• **What needs to be done**:
A single run of lines is to be printed exactly: starting at the line with "Give me the Plotly source for this chart." and ending at the line with "legend_marker_px = [19, 154, 238, 351, 511]", both included. Leave the pictures out.

[Information provided start]

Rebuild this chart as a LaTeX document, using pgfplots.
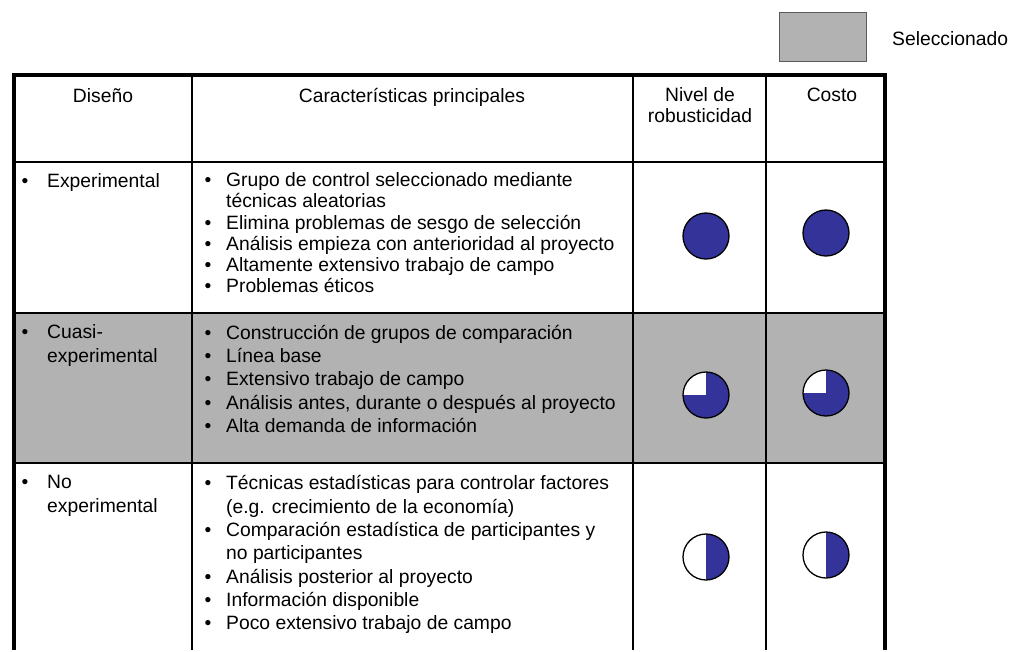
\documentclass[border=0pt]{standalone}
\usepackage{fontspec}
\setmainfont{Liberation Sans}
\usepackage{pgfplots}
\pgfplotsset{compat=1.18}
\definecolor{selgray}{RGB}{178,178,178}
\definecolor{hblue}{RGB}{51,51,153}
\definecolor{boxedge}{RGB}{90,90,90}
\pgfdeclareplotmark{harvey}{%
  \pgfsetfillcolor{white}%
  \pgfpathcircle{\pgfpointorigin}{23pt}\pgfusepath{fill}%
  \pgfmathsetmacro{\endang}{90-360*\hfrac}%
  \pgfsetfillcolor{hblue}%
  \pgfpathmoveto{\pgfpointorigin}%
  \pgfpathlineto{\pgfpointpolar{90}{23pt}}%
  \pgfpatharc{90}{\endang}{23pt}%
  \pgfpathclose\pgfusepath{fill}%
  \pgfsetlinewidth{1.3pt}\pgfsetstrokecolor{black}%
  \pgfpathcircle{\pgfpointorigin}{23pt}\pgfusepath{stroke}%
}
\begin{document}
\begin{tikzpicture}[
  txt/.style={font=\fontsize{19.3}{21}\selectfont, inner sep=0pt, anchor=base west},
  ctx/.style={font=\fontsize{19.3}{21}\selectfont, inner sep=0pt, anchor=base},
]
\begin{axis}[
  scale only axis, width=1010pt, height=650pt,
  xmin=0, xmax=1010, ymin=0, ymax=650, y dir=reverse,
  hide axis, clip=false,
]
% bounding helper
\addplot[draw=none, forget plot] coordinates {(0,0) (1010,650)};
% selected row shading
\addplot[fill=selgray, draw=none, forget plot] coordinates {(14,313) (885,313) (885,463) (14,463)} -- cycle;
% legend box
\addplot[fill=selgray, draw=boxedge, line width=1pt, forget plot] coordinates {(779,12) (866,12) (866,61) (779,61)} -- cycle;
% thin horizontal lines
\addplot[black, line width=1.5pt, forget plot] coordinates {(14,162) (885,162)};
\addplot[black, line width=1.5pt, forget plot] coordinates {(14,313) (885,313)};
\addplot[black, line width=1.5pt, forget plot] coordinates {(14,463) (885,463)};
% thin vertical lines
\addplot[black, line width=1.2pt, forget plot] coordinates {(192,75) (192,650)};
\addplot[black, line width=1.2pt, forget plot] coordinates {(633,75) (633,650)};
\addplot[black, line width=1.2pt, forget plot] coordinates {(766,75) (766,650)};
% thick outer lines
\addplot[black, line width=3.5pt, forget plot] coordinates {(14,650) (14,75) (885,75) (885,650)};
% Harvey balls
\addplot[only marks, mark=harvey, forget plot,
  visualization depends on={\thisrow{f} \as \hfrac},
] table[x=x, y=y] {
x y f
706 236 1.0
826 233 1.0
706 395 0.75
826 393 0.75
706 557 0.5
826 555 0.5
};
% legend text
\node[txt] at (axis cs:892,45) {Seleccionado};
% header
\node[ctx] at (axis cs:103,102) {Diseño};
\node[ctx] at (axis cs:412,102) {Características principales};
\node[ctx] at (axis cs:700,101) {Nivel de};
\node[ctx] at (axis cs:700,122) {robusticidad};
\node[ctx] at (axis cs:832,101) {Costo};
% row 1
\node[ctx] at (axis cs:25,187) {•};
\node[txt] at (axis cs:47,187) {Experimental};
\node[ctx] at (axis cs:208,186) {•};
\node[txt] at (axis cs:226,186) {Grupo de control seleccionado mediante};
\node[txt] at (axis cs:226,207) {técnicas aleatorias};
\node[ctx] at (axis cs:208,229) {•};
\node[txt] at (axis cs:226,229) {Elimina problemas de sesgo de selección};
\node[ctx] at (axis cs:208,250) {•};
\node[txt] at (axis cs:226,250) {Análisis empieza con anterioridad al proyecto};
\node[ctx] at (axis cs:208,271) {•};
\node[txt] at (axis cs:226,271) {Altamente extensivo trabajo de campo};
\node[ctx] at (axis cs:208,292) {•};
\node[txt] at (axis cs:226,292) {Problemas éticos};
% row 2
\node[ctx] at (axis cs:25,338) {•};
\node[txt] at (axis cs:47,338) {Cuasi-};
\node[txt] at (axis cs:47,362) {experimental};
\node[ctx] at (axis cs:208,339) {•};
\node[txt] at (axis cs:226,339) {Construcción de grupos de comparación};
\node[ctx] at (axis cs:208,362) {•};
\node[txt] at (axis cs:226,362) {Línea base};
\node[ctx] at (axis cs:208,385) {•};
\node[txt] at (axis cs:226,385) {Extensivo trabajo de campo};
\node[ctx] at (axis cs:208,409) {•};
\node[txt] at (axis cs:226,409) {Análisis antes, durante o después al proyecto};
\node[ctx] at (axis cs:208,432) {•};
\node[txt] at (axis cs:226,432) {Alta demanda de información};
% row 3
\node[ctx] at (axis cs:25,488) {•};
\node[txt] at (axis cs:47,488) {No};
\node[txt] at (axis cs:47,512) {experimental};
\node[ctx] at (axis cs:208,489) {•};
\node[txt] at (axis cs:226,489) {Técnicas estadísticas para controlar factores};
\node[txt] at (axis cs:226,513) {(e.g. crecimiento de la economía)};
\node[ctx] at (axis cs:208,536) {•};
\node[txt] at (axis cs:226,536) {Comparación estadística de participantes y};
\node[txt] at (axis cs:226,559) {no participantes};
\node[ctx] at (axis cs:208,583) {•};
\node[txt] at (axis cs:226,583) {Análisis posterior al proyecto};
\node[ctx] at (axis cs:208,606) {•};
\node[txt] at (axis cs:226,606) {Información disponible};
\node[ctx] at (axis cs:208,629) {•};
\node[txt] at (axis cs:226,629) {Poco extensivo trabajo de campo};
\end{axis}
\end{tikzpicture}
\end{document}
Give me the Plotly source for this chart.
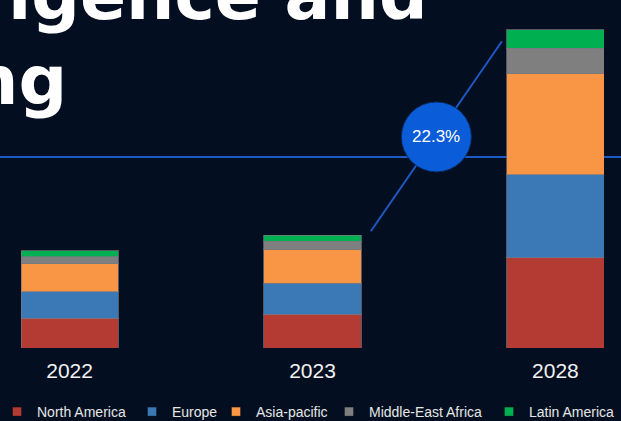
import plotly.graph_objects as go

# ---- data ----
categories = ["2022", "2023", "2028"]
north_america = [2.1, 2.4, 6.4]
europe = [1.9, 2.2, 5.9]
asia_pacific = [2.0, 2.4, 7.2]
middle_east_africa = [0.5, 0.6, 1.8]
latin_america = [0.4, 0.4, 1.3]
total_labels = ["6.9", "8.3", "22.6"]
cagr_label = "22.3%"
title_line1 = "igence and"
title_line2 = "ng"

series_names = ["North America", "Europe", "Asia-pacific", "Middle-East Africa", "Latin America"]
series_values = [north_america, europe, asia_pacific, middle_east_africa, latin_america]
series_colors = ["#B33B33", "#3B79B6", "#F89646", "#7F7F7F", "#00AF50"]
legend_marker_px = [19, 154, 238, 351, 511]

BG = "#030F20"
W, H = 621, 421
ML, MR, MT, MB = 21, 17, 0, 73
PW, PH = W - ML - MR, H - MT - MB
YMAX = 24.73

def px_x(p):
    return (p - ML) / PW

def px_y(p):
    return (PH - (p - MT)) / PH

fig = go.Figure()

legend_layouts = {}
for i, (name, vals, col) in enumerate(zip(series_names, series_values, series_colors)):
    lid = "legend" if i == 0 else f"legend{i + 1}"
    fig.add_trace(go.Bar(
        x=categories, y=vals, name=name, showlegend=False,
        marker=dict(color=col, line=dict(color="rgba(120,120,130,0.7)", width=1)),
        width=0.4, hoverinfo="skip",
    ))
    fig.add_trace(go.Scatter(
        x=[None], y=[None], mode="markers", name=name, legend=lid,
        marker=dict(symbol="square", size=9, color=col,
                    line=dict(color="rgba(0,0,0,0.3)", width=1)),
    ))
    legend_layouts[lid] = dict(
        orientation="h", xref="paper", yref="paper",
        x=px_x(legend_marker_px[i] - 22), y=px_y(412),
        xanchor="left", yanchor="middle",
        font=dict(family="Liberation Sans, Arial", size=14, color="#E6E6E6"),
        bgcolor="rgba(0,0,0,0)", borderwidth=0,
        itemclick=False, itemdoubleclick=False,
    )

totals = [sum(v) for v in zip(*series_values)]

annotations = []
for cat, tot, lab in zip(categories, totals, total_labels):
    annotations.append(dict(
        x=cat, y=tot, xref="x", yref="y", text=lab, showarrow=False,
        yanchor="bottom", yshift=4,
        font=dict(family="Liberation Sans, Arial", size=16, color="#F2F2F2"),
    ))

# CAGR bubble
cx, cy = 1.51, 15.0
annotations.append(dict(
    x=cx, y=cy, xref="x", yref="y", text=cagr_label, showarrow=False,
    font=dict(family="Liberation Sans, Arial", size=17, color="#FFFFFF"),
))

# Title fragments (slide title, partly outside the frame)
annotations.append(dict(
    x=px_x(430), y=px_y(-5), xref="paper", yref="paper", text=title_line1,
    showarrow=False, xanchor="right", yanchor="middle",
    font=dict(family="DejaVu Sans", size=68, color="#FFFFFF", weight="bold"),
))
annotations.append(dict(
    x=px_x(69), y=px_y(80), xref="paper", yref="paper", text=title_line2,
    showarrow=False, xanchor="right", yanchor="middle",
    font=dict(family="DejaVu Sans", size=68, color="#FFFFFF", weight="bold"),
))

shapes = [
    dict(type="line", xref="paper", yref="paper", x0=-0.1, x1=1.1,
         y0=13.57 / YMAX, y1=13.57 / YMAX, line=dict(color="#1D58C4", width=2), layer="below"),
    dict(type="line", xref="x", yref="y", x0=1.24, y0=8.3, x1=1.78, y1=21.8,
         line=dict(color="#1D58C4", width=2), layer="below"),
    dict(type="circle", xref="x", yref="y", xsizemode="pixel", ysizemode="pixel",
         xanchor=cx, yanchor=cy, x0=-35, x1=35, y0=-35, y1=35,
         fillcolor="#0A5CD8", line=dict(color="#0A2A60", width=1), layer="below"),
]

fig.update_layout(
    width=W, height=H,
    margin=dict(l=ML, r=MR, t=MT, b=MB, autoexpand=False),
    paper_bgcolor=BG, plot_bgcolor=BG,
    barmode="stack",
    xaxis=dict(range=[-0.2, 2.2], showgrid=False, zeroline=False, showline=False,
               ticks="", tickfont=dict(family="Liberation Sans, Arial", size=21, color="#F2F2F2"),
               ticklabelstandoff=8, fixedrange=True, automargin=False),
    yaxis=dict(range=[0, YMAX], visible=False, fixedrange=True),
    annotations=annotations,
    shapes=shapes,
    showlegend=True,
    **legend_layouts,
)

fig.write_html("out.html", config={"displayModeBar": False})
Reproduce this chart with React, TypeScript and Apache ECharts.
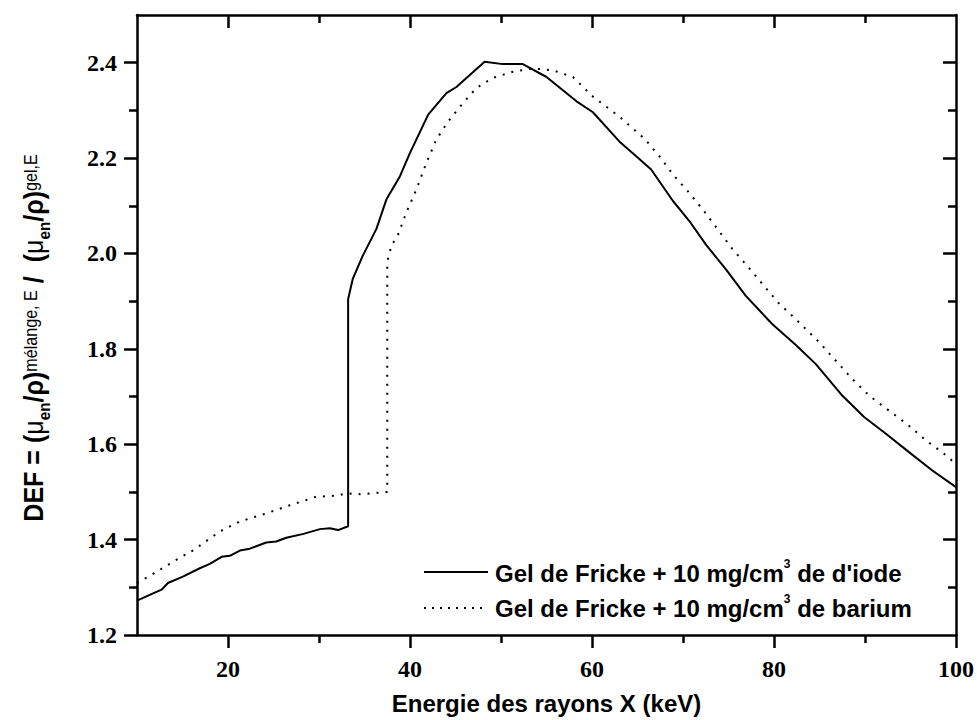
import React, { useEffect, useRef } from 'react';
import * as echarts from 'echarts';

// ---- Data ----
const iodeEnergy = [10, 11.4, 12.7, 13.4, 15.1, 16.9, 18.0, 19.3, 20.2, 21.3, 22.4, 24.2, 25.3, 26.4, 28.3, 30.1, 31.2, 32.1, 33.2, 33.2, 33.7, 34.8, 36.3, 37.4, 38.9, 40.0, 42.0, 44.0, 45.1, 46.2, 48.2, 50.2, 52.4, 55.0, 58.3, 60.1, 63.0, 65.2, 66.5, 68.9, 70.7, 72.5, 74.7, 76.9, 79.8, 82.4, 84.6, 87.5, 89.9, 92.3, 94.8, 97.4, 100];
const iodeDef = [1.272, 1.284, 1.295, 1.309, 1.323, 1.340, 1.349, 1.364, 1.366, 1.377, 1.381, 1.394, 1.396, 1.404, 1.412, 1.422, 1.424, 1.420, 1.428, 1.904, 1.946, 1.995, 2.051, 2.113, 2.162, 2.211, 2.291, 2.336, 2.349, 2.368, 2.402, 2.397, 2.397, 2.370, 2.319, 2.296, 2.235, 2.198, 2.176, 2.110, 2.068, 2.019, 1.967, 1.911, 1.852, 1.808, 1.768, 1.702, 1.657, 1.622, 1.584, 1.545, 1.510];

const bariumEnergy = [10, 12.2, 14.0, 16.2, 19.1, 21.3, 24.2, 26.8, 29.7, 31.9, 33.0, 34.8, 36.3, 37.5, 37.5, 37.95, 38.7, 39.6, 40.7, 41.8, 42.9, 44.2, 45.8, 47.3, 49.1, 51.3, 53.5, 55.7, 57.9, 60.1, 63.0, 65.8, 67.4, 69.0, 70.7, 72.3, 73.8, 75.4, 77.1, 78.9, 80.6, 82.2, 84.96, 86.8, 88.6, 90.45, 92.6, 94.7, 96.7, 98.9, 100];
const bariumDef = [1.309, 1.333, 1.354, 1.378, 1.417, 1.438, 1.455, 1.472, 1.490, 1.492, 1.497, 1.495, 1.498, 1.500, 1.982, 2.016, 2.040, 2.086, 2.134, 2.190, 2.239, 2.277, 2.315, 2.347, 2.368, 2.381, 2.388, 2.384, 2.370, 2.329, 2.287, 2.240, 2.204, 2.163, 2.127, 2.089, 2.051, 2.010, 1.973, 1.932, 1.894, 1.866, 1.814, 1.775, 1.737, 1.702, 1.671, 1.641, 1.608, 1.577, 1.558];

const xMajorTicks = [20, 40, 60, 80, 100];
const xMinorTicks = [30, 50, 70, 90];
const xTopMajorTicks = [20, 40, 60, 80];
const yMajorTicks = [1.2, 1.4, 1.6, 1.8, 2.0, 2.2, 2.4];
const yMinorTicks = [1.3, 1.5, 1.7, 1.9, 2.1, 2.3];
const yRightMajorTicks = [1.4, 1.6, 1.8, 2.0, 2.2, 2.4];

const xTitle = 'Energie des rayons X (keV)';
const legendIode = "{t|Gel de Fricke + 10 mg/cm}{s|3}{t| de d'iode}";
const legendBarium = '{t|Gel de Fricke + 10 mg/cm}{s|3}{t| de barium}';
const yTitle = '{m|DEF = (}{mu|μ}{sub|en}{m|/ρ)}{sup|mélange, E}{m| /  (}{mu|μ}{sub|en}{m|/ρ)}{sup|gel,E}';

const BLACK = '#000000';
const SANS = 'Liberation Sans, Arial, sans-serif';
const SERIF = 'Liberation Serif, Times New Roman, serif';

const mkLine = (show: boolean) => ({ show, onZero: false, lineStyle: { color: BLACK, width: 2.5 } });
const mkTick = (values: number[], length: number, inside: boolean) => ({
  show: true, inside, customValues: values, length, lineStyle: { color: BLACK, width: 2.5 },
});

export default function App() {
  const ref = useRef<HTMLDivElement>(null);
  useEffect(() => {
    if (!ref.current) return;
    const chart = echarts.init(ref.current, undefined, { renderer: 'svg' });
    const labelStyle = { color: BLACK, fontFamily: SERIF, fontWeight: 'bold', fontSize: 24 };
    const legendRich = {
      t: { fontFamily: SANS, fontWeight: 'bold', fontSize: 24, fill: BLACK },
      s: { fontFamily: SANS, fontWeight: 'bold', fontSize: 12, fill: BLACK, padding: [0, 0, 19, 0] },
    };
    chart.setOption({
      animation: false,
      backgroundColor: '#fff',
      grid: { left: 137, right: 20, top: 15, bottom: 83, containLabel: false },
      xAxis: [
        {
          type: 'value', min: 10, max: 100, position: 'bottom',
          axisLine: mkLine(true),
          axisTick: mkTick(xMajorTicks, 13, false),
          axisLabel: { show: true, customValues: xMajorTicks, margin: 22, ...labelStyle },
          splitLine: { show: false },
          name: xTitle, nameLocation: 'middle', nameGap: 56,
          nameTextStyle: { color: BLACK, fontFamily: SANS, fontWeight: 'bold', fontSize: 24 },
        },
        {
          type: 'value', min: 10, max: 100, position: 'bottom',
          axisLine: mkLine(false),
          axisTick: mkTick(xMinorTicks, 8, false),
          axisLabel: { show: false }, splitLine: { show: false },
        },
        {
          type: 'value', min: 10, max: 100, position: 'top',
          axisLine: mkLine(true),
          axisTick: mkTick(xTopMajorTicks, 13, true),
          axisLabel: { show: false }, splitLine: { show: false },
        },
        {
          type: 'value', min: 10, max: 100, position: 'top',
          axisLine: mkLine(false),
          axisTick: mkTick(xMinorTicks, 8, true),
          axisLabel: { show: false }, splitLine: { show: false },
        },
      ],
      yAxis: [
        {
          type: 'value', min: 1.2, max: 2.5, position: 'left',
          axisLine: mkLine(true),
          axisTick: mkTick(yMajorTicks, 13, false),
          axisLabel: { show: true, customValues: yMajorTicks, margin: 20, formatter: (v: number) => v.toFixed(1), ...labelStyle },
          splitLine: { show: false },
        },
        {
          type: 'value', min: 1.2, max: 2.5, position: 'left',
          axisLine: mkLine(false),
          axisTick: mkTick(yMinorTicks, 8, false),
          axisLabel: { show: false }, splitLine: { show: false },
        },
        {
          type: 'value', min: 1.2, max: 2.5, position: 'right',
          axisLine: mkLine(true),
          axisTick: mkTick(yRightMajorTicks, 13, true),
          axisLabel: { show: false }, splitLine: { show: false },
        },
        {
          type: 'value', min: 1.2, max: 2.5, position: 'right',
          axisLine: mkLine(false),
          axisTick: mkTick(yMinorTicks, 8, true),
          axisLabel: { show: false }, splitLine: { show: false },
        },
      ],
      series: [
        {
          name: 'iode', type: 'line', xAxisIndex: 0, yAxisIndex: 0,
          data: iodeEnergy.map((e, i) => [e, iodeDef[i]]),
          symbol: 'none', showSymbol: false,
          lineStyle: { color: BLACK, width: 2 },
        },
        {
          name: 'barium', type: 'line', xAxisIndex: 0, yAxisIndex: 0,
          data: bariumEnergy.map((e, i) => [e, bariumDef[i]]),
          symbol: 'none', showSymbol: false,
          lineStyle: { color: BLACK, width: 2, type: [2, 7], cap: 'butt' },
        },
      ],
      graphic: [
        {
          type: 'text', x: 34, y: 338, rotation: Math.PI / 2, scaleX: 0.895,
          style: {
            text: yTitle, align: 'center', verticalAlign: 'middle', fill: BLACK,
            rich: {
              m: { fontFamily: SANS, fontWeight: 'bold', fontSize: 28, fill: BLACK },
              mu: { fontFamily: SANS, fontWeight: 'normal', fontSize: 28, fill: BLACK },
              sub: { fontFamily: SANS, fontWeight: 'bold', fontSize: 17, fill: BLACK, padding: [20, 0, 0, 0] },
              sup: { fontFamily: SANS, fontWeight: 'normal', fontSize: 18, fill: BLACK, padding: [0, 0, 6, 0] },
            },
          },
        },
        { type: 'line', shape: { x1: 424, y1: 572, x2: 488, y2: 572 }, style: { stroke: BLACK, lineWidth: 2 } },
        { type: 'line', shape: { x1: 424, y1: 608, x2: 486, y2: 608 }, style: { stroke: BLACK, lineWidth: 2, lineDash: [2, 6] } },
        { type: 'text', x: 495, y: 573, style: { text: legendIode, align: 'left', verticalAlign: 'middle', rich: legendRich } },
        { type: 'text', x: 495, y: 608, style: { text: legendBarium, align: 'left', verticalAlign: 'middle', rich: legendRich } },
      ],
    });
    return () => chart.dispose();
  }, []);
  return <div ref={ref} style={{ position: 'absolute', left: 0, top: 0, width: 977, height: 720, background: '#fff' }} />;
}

[Information provided end]

• **Expected output**:
Give me the Plotly source for this chart.
import plotly.graph_objects as go

# ---- data ----
categories = ["2022", "2023", "2028"]
north_america = [2.1, 2.4, 6.4]
europe = [1.9, 2.2, 5.9]
asia_pacific = [2.0, 2.4, 7.2]
middle_east_africa = [0.5, 0.6, 1.8]
latin_america = [0.4, 0.4, 1.3]
total_labels = ["6.9", "8.3", "22.6"]
cagr_label = "22.3%"
title_line1 = "igence and"
title_line2 = "ng"

series_names = ["North America", "Europe", "Asia-pacific", "Middle-East Africa", "Latin America"]
series_values = [north_america, europe, asia_pacific, middle_east_africa, latin_america]
series_colors = ["#B33B33", "#3B79B6", "#F89646", "#7F7F7F", "#00AF50"]
legend_marker_px = [19, 154, 238, 351, 511]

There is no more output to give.